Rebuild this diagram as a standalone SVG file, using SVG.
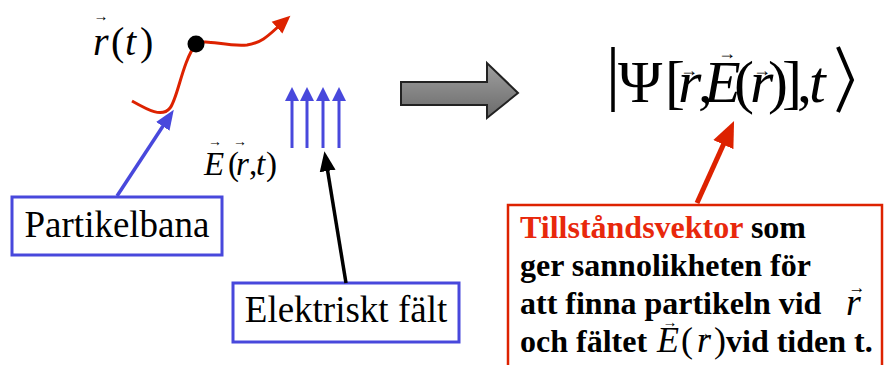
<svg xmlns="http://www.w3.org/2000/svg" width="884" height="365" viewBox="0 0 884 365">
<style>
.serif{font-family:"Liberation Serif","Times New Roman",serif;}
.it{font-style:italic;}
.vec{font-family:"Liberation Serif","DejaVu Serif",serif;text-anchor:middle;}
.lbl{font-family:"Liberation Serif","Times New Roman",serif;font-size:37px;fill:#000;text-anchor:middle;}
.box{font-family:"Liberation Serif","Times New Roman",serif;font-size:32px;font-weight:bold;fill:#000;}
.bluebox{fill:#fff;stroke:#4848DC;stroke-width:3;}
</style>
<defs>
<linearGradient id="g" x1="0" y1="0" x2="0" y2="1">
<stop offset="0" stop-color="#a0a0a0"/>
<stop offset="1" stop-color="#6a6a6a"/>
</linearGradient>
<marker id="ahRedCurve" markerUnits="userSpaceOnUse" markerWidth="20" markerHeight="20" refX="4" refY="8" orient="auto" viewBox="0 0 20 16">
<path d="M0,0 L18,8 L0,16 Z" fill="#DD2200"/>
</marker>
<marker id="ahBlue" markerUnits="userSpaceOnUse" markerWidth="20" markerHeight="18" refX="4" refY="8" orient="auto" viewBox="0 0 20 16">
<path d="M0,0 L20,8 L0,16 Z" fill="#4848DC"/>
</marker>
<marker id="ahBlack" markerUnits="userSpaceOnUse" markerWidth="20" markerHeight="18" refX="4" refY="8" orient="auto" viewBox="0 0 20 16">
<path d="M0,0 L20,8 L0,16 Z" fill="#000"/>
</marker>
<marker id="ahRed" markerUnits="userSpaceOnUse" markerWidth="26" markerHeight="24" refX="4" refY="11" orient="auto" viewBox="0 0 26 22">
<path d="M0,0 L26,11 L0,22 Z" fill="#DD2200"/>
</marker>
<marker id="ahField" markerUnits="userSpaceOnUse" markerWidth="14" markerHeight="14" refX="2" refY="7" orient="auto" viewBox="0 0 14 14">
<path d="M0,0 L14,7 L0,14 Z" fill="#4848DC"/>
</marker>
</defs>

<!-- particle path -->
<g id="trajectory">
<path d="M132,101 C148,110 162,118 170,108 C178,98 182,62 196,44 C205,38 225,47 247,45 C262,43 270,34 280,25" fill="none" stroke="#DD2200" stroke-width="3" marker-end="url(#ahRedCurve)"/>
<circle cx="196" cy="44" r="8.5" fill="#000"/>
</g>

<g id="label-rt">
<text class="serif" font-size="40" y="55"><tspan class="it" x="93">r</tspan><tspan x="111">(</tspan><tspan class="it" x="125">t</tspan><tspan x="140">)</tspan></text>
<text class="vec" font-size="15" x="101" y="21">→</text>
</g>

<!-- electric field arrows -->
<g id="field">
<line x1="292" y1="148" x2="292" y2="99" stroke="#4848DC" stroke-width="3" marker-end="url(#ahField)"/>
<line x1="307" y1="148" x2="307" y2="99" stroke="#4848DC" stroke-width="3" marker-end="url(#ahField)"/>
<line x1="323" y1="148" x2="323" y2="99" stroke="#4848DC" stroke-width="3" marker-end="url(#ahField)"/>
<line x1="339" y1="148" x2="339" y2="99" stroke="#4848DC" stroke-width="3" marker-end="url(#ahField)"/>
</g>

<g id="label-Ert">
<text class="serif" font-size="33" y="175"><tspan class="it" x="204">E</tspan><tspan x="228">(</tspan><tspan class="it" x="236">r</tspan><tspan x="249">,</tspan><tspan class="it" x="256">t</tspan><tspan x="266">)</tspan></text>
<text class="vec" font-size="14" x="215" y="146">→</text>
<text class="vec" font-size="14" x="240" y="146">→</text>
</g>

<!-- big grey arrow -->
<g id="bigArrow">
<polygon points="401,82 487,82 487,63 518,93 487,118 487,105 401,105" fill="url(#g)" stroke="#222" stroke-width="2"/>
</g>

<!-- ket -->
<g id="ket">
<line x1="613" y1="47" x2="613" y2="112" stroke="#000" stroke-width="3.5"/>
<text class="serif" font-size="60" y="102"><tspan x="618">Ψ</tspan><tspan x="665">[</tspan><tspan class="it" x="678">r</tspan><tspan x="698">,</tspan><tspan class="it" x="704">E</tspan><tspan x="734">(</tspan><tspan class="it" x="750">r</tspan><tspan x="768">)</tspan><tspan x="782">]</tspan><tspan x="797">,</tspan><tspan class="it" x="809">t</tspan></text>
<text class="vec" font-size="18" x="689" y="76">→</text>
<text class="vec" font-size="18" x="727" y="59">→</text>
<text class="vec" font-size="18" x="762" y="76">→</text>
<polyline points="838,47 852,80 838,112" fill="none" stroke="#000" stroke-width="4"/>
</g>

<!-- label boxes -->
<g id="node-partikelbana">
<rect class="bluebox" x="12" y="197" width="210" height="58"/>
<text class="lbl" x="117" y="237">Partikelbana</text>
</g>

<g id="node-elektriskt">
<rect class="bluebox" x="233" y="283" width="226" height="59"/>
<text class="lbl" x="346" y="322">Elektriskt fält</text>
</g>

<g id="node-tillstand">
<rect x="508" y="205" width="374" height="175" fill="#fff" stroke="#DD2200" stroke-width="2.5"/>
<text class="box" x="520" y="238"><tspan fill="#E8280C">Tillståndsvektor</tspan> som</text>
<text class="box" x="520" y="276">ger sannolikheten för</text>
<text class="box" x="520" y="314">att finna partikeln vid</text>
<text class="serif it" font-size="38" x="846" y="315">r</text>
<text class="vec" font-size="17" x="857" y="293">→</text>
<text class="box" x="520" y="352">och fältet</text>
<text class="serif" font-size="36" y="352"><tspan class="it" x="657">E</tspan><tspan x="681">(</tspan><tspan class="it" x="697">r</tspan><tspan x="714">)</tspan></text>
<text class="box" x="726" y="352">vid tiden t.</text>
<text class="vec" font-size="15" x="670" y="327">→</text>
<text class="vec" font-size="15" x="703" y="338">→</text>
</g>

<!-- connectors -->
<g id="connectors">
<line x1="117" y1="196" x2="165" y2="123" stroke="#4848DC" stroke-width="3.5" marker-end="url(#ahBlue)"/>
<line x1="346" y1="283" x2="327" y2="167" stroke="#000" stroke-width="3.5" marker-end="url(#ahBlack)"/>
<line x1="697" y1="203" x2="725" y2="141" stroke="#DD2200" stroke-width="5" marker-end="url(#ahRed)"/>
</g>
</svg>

## Your goal
Write out the material above once more, exactly as it reads, with no pictures.

## In response
Rebuild this diagram as a standalone SVG file, using SVG.
<svg xmlns="http://www.w3.org/2000/svg" width="884" height="365" viewBox="0 0 884 365">
<style>
.serif{font-family:"Liberation Serif","Times New Roman",serif;}
.it{font-style:italic;}
.vec{font-family:"Liberation Serif","DejaVu Serif",serif;text-anchor:middle;}
.lbl{font-family:"Liberation Serif","Times New Roman",serif;font-size:37px;fill:#000;text-anchor:middle;}
.box{font-family:"Liberation Serif","Times New Roman",serif;font-size:32px;font-weight:bold;fill:#000;}
.bluebox{fill:#fff;stroke:#4848DC;stroke-width:3;}
</style>
<defs>
<linearGradient id="g" x1="0" y1="0" x2="0" y2="1">
<stop offset="0" stop-color="#a0a0a0"/>
<stop offset="1" stop-color="#6a6a6a"/>
</linearGradient>
<marker id="ahRedCurve" markerUnits="userSpaceOnUse" markerWidth="20" markerHeight="20" refX="4" refY="8" orient="auto" viewBox="0 0 20 16">
<path d="M0,0 L18,8 L0,16 Z" fill="#DD2200"/>
</marker>
<marker id="ahBlue" markerUnits="userSpaceOnUse" markerWidth="20" markerHeight="18" refX="4" refY="8" orient="auto" viewBox="0 0 20 16">
<path d="M0,0 L20,8 L0,16 Z" fill="#4848DC"/>
</marker>
<marker id="ahBlack" markerUnits="userSpaceOnUse" markerWidth="20" markerHeight="18" refX="4" refY="8" orient="auto" viewBox="0 0 20 16">
<path d="M0,0 L20,8 L0,16 Z" fill="#000"/>
</marker>
<marker id="ahRed" markerUnits="userSpaceOnUse" markerWidth="26" markerHeight="24" refX="4" refY="11" orient="auto" viewBox="0 0 26 22">
<path d="M0,0 L26,11 L0,22 Z" fill="#DD2200"/>
</marker>
<marker id="ahField" markerUnits="userSpaceOnUse" markerWidth="14" markerHeight="14" refX="2" refY="7" orient="auto" viewBox="0 0 14 14">
<path d="M0,0 L14,7 L0,14 Z" fill="#4848DC"/>
</marker>
</defs>

<!-- particle path -->
<g id="trajectory">
<path d="M132,101 C148,110 162,118 170,108 C178,98 182,62 196,44 C205,38 225,47 247,45 C262,43 270,34 280,25" fill="none" stroke="#DD2200" stroke-width="3" marker-end="url(#ahRedCurve)"/>
<circle cx="196" cy="44" r="8.5" fill="#000"/>
</g>

<g id="label-rt">
<text class="serif" font-size="40" y="55"><tspan class="it" x="93">r</tspan><tspan x="111">(</tspan><tspan class="it" x="125">t</tspan><tspan x="140">)</tspan></text>
<text class="vec" font-size="15" x="101" y="21">→</text>
</g>

<!-- electric field arrows -->
<g id="field">
<line x1="292" y1="148" x2="292" y2="99" stroke="#4848DC" stroke-width="3" marker-end="url(#ahField)"/>
<line x1="307" y1="148" x2="307" y2="99" stroke="#4848DC" stroke-width="3" marker-end="url(#ahField)"/>
<line x1="323" y1="148" x2="323" y2="99" stroke="#4848DC" stroke-width="3" marker-end="url(#ahField)"/>
<line x1="339" y1="148" x2="339" y2="99" stroke="#4848DC" stroke-width="3" marker-end="url(#ahField)"/>
</g>

<g id="label-Ert">
<text class="serif" font-size="33" y="175"><tspan class="it" x="204">E</tspan><tspan x="228">(</tspan><tspan class="it" x="236">r</tspan><tspan x="249">,</tspan><tspan class="it" x="256">t</tspan><tspan x="266">)</tspan></text>
<text class="vec" font-size="14" x="215" y="146">→</text>
<text class="vec" font-size="14" x="240" y="146">→</text>
</g>

<!-- big grey arrow -->
<g id="bigArrow">
<polygon points="401,82 487,82 487,63 518,93 487,118 487,105 401,105" fill="url(#g)" stroke="#222" stroke-width="2"/>
</g>

<!-- ket -->
<g id="ket">
<line x1="613" y1="47" x2="613" y2="112" stroke="#000" stroke-width="3.5"/>
<text class="serif" font-size="60" y="102"><tspan x="618">Ψ</tspan><tspan x="665">[</tspan><tspan class="it" x="678">r</tspan><tspan x="698">,</tspan><tspan class="it" x="704">E</tspan><tspan x="734">(</tspan><tspan class="it" x="750">r</tspan><tspan x="768">)</tspan><tspan x="782">]</tspan><tspan x="797">,</tspan><tspan class="it" x="809">t</tspan></text>
<text class="vec" font-size="18" x="689" y="76">→</text>
<text class="vec" font-size="18" x="727" y="59">→</text>
<text class="vec" font-size="18" x="762" y="76">→</text>
<polyline points="838,47 852,80 838,112" fill="none" stroke="#000" stroke-width="4"/>
</g>

<!-- label boxes -->
<g id="node-partikelbana">
<rect class="bluebox" x="12" y="197" width="210" height="58"/>
<text class="lbl" x="117" y="237">Partikelbana</text>
</g>

<g id="node-elektriskt">
<rect class="bluebox" x="233" y="283" width="226" height="59"/>
<text class="lbl" x="346" y="322">Elektriskt fält</text>
</g>

<g id="node-tillstand">
<rect x="508" y="205" width="374" height="175" fill="#fff" stroke="#DD2200" stroke-width="2.5"/>
<text class="box" x="520" y="238"><tspan fill="#E8280C">Tillståndsvektor</tspan> som</text>
<text class="box" x="520" y="276">ger sannolikheten för</text>
<text class="box" x="520" y="314">att finna partikeln vid</text>
<text class="serif it" font-size="38" x="846" y="315">r</text>
<text class="vec" font-size="17" x="857" y="293">→</text>
<text class="box" x="520" y="352">och fältet</text>
<text class="serif" font-size="36" y="352"><tspan class="it" x="657">E</tspan><tspan x="681">(</tspan><tspan class="it" x="697">r</tspan><tspan x="714">)</tspan></text>
<text class="box" x="726" y="352">vid tiden t.</text>
<text class="vec" font-size="15" x="670" y="327">→</text>
<text class="vec" font-size="15" x="703" y="338">→</text>
</g>

<!-- connectors -->
<g id="connectors">
<line x1="117" y1="196" x2="165" y2="123" stroke="#4848DC" stroke-width="3.5" marker-end="url(#ahBlue)"/>
<line x1="346" y1="283" x2="327" y2="167" stroke="#000" stroke-width="3.5" marker-end="url(#ahBlack)"/>
<line x1="697" y1="203" x2="725" y2="141" stroke="#DD2200" stroke-width="5" marker-end="url(#ahRed)"/>
</g>
</svg>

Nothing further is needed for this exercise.